The Program provides coverage to beneficial shareholders for amounts that they held in participating money market mutual funds as of the close of business on September 19, 2008. The guarantee will be triggered if, after the close of business on September 19, 2008, a participating fund's per share net asset value falls below 99.5 percent of the stable share price. Funds whose per share net asset value dropped below 99.5 percent of the stable share price as of or before the close of business on September 19, 2008, may not participate in the Program. The Program will terminate on December 18, 2008, unless extended by the Secretary of the Treasury. In no event will the Program extend beyond September 18, 2009.3

The scope of coverage under the Program is limited. For example, any increase in the number of shares held in a participating fund after the close of business on September 19, 2008, or an investment in another participating fund after that date, will not be guaranteed. If an investor holds less than the level of shares originally held in the participating fund on September 19, 2008, on the date the guarantee is triggered, only the amount of shares held on that later date will be covered.

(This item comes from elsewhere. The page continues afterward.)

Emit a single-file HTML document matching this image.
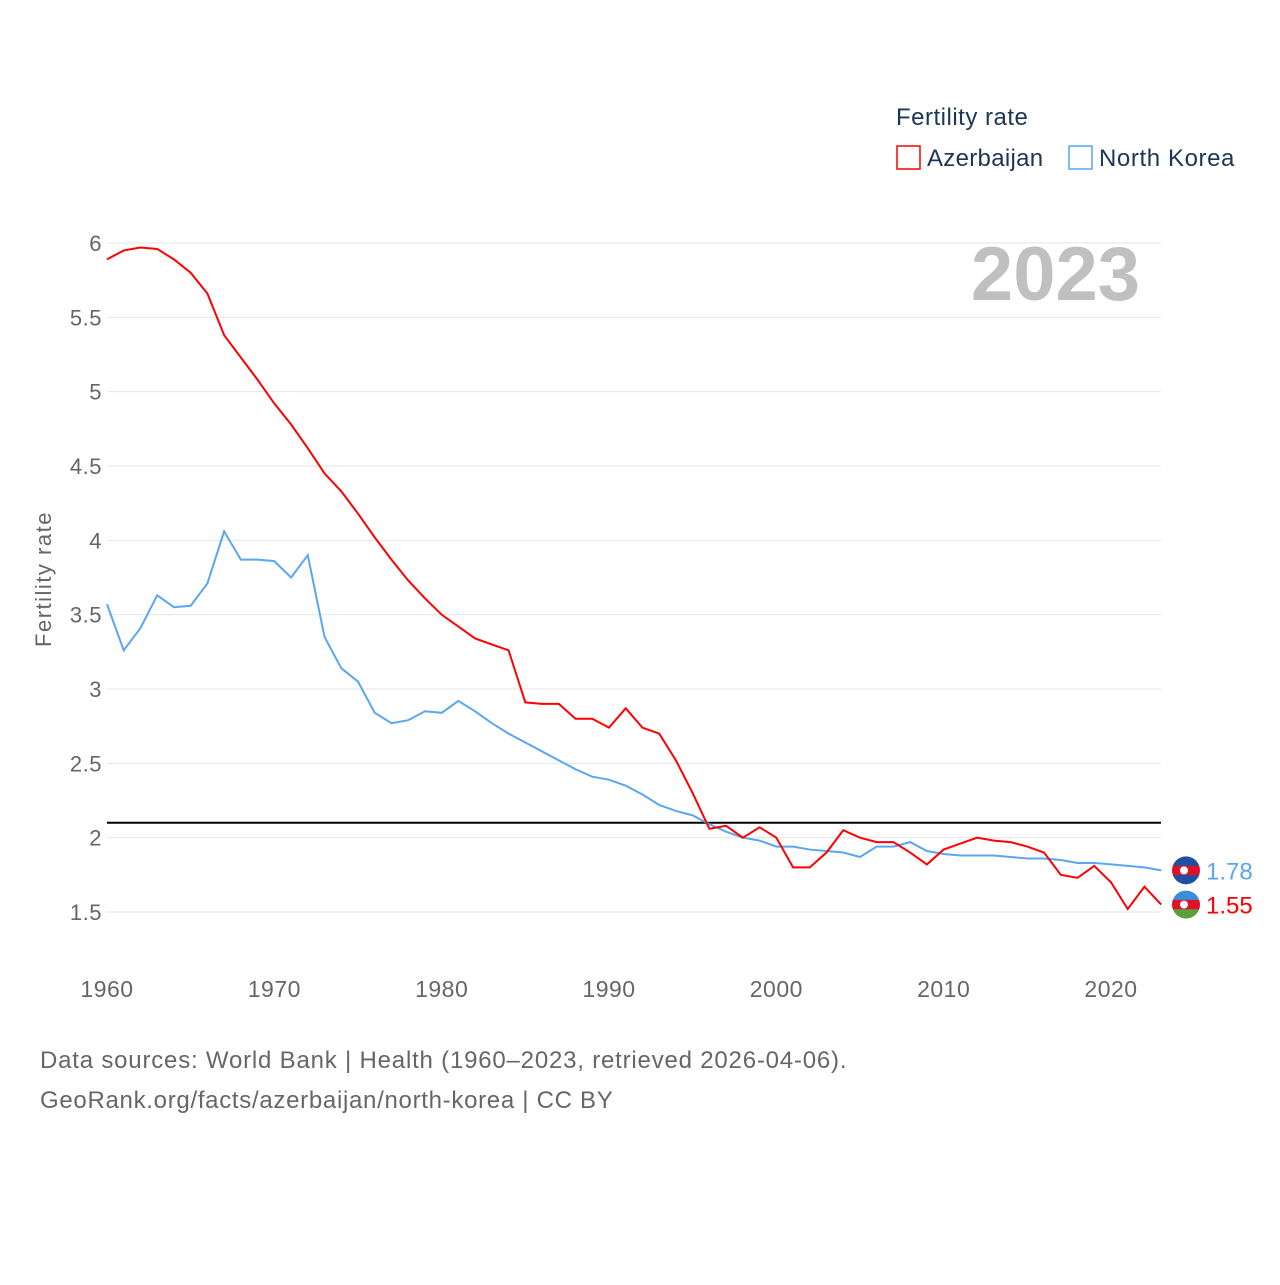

In addition, if an investor closes an account where the shares were held on September 19, 2008, or transfers shares from such an account to a new account after that date, the shares will not be covered.4

Member Firm Communications Concerning the Temporary Guarantee Program

Since the Program was first announced, FINRA has reviewed member firm communications that refer to the Program and its features. While FINRA does not require communications concerning money market mutual funds to discuss the Program, pursuant to NASD Rule 2210 (Communications with the Public) any reference to the Program in communications must be fair and balanced. Communications that mention the Program must describe its scope and limitations accurately, as well as its temporary nature.

Under Rule 2210 and based upon our discussions with the SEC and Treasury staffs, FINRA expects member firm communications that discuss the Program to provide in substance the following information:

•  The U.S. Treasury Temporary Guarantee Program provides a guarantee to participating money market mutual fund shareholders based on the number of shares invested in the fund at the close of business on September 19, 2008.
•  Any increase in the number of shares an investor holds after the close of business on September 19, 2008, will not be guaranteed.
•  If a customer closes his/her account with a fund or broker-dealer, any future investment in the fund will not be guaranteed.
•  If the number of shares an investor holds fluctuates over the period, the investor will be covered for either the number of shares held as of the close of business on September 19, 2008, or the current amount, whichever is less.5
•  The Program expires on December 18, 2008, unless extended by the United States Treasury.6

Transfer of Customer Brokerage Accounts

FINRA has also received inquiries from firms concerning any disclosure that should be made to brokerage customers concerning coverage by the Program when a customer transfers an account from one brokerage firm (the carrying firm) to another (the receiving firm), and the customer owns shares of a money market mutual fund that is participating in the Program. If the customer held shares on September 19, 2008, in money market mutual fund(s) that are participating in the Program, and intends to move the account to the receiving firm during the time the Program is in effect, FINRA expects the receiving firm to inform the customer that he or she could lose the benefit of the guarantee upon closure of the account with the carrying firm. The receiving firm should take reasonable steps to provide this information to the customer before he or she closes the account with the carrying firm.

FINRA recognizes that the receiving firm will not necessarily know what assets a customer holds at the carrying firm, and will not be able to provide disclosure regarding particular money market mutual funds that a customer may own. However, the receiving firm can provide general disclosure to customers regarding this issue at the time an account is transferred, perhaps on its Transfer Initiation Form (TIF) that is submitted to initiate the transfer process.

At a minimum, the disclosure should refer to the guarantee and inform customers who own shares in a money market mutual fund that is covered by the guarantee that they could lose the benefit of the guarantee in the account transfer upon closure of the account with the carrying firm or upon transfer of the shares to the receiving firm. The disclosure should recommend that any customer who has questions about a potential loss of coverage should contact the carrying firm before closing an account.


1 See http://www.treas.gov/offices/domestic-finance/key-initiatives/money-market-fund.shtml.

2 Press Release, U.S. Department of the Treasury, "Treasury Announces Guaranty Program for Money Market Funds" (Sept. 19, 2008).

3 Press Release, U.S. Department of the Treasury, "Treasury Announces Temporary Guarantee Program for Money Market Funds" (Sept. 29, 2008).

4 Press Release, U.S. Department of the Treasury, "Frequently Asked Questions About Treasury's Temporary Guarantee Program for Money Market Funds" (Sept. 29, 2008; Media Advisory Oct. 16, 2008).

5 Id.

6 This disclosure may be modified to reflect a later date if the Treasury extends the Program past December 18, 2008.